Our Foreign Neighbors We Care invited Mr. Naoto Okamura, an interpreter and translator as well as a lecturer of an interpreting training course at Nichibei Kaiwagakuin, to lead a workshop for the second time on the basic skills of interpreting on January 30, 2019. His lecture had been most favorably received at the first workshop last September.
This time the workshop focused on “What is active listening?” Mr. Okamura lectured us and gave all participants opportunities to learn practical skills through interpreting from English into Japanese and vice-versa. These methods are practical for effective interpreting on the job.

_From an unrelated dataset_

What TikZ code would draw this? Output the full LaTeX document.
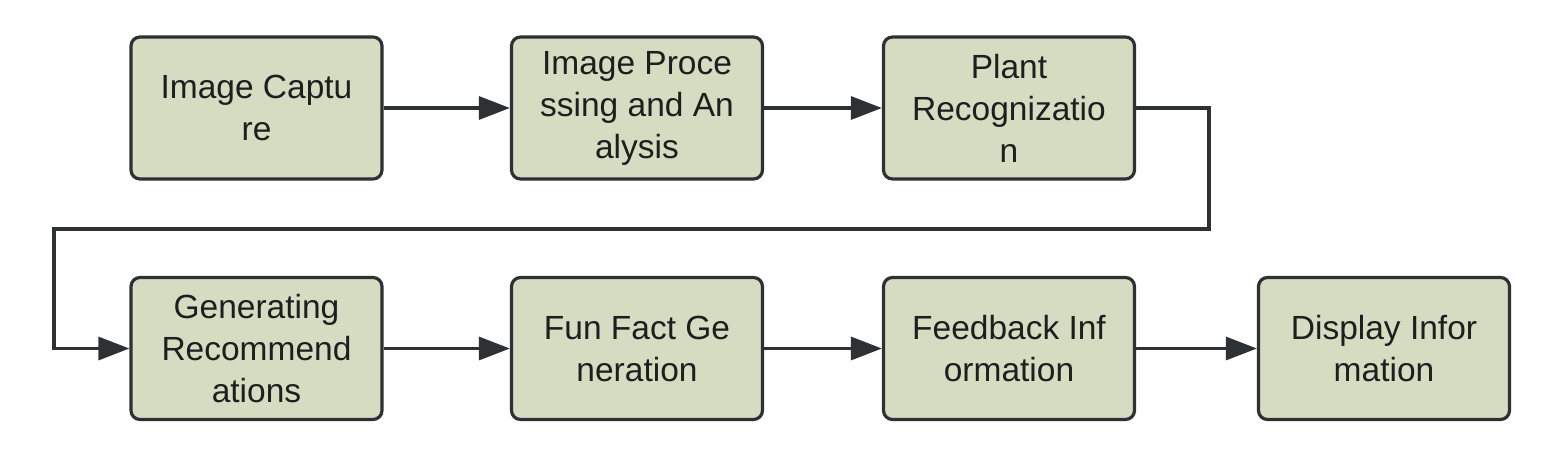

What is active listening? Mr. Okamura taught that the listeners should listen most attentively in order to fully understand a speaker’s message. They should also be able to explain it in their own words and without taking notes. At that point, the participants listened to a native speaker’s short speech on YouTube, “Improve Your Listening Skills with Active Listening”. After that, they were asked to interpret and record it into their smartphones. Later they were asked to confirm their own interpreting via their smartphones and by conveying summaries in pairs. This method was indeed very refreshing for many participants.
After that, the participants were given opportunities to practice slash reading and sight translation, shadowing using a Nikkei’s article, “Employment bill for foreigners”
as well as another English article. Moreover, some were asked to interpret them on the spot.
Mr. Okamura told us that his friend, a professional interpreter follows the habit of reading aloud for about two hours before actual performances in order to loosen his mouth muscles. Such a fascinating fact could only be introduced by an active interpreter like Mr. Okamura.
Many participants submitted positive comments in the questionnaire which we believe would lead to further self-study in the future, such as: “I was able to learn very practical and effective learning methods, although the level was high.” “I realized that improvement can only be achieved by daily strenuous efforts.”